• WORK TO COMPLETE: Skipping all pictures, set down the lines of the listing from the first through the one with "const NARROW_SCALE = 0.82;".

*** INFORMATION PROVIDED ***

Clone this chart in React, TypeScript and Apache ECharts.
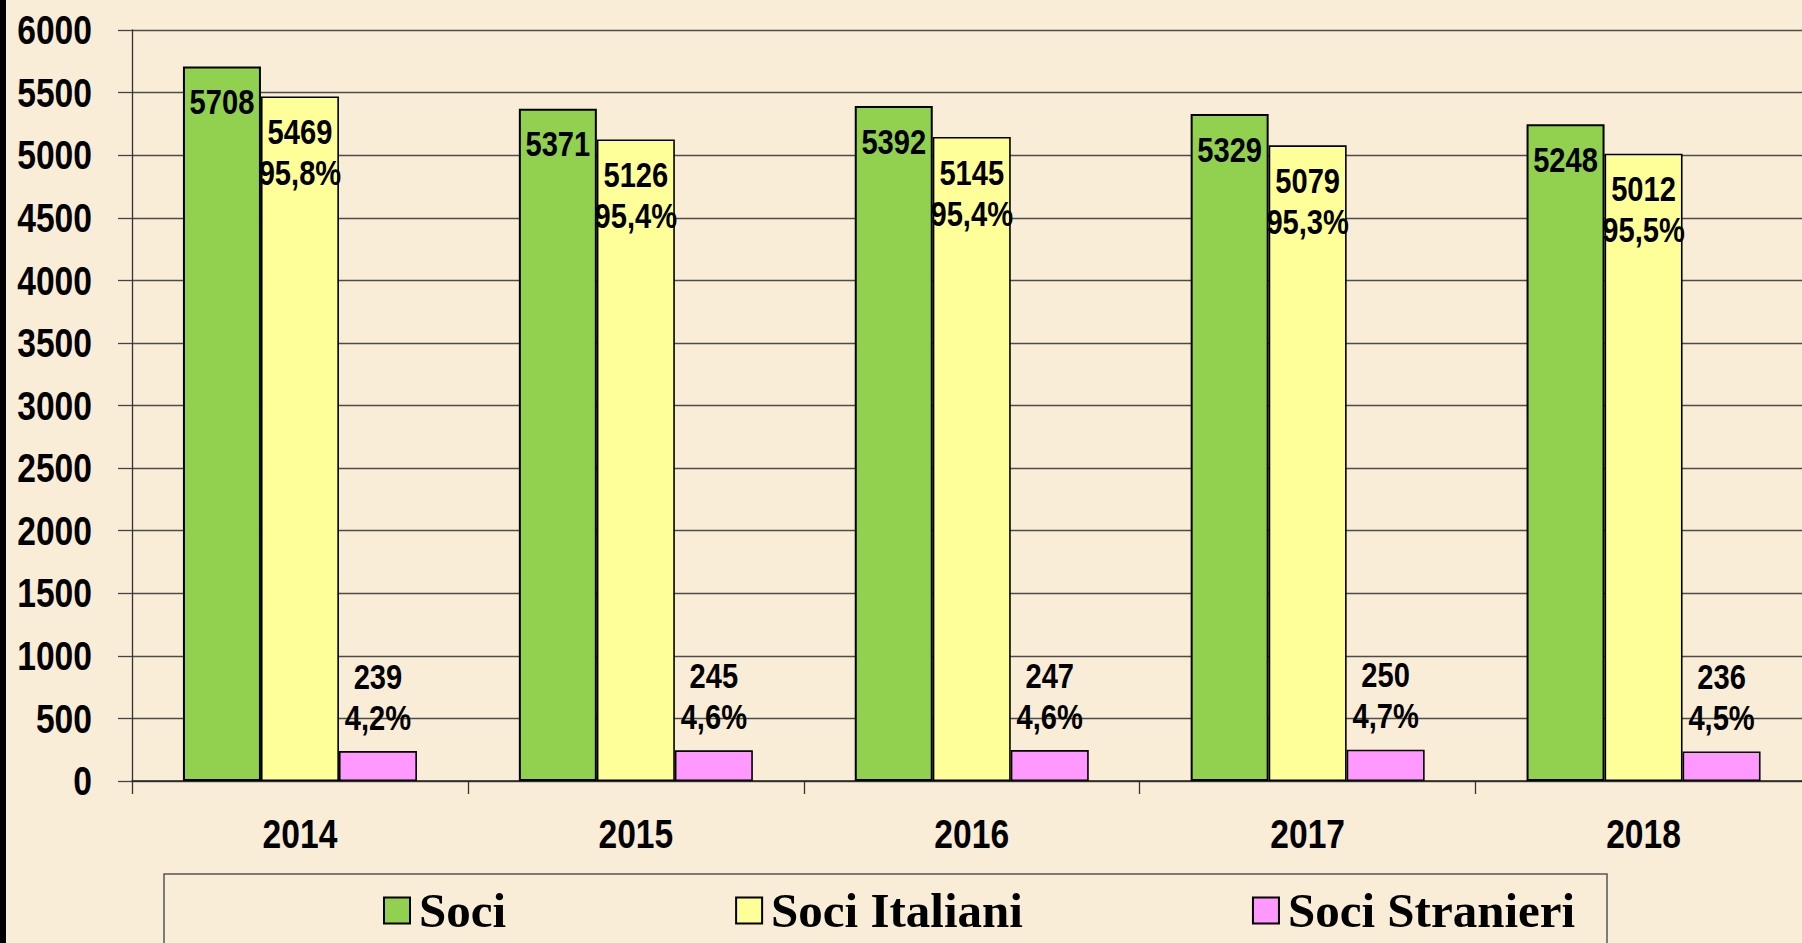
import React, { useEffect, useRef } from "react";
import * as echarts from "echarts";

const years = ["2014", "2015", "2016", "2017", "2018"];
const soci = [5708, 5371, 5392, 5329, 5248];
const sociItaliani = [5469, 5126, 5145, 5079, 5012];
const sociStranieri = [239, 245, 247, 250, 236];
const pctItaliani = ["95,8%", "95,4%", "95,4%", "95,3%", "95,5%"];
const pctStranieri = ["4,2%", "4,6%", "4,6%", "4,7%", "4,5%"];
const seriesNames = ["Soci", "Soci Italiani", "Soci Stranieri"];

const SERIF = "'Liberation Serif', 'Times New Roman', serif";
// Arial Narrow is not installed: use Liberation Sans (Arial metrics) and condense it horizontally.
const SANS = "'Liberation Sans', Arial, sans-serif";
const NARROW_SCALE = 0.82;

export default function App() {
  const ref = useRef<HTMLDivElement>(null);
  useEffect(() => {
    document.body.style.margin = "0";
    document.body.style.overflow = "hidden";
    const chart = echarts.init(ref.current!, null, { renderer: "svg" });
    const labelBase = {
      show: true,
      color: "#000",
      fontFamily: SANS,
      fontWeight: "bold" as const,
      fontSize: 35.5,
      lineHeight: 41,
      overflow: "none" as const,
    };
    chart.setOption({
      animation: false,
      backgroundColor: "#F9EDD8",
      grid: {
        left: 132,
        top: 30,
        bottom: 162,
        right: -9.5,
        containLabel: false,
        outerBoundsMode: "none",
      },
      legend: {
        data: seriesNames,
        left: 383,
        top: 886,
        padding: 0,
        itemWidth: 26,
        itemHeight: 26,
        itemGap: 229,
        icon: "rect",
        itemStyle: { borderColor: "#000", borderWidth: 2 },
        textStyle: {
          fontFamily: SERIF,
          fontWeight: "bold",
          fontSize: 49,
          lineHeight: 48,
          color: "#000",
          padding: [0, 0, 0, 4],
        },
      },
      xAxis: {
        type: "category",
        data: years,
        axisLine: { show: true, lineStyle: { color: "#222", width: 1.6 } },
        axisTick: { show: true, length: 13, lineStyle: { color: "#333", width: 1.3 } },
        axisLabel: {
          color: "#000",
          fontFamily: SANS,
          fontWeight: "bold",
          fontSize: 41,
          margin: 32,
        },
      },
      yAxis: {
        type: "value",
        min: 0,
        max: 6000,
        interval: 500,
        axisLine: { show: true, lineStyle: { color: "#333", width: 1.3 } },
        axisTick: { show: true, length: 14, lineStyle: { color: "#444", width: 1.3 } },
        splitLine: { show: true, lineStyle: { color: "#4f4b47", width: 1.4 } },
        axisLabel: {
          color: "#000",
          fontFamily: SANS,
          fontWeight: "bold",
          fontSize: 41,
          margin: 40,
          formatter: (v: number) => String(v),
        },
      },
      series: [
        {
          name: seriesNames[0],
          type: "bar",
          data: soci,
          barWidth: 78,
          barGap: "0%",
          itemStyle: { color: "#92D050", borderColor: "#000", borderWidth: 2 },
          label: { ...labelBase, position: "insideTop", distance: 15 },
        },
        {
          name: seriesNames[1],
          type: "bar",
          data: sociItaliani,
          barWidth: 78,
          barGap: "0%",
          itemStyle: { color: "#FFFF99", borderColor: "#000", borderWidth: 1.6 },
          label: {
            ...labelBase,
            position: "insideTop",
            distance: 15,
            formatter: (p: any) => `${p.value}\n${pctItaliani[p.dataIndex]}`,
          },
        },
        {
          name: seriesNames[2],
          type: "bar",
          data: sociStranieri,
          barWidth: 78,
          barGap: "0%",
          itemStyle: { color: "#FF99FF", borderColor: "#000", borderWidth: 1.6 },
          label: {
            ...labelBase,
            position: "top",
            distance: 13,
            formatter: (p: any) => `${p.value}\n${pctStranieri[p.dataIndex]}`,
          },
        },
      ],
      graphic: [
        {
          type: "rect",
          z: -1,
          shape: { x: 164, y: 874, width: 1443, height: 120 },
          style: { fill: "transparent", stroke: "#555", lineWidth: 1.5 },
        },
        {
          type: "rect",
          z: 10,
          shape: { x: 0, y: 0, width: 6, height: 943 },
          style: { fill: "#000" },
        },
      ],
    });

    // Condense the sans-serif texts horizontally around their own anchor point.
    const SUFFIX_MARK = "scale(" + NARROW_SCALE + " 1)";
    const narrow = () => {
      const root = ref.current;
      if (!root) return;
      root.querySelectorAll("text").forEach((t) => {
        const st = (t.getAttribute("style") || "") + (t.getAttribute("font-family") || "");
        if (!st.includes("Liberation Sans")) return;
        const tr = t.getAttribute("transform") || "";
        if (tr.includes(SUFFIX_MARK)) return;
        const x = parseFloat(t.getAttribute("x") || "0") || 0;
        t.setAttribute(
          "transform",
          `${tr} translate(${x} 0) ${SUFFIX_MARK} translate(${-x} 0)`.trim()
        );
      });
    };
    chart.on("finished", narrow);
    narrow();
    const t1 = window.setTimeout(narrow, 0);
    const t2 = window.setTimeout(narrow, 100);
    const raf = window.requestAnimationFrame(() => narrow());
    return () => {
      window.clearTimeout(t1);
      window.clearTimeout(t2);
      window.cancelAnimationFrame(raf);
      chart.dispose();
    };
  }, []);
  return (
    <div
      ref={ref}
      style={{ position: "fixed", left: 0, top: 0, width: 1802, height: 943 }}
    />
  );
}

***

• REPLY:
Clone this chart in React, TypeScript and Apache ECharts.
import React, { useEffect, useRef } from "react";
import * as echarts from "echarts";

const years = ["2014", "2015", "2016", "2017", "2018"];
const soci = [5708, 5371, 5392, 5329, 5248];
const sociItaliani = [5469, 5126, 5145, 5079, 5012];
const sociStranieri = [239, 245, 247, 250, 236];
const pctItaliani = ["95,8%", "95,4%", "95,4%", "95,3%", "95,5%"];
const pctStranieri = ["4,2%", "4,6%", "4,6%", "4,7%", "4,5%"];
const seriesNames = ["Soci", "Soci Italiani", "Soci Stranieri"];

const SERIF = "'Liberation Serif', 'Times New Roman', serif";
// Arial Narrow is not installed: use Liberation Sans (Arial metrics) and condense it horizontally.
const SANS = "'Liberation Sans', Arial, sans-serif";
const NARROW_SCALE = 0.82;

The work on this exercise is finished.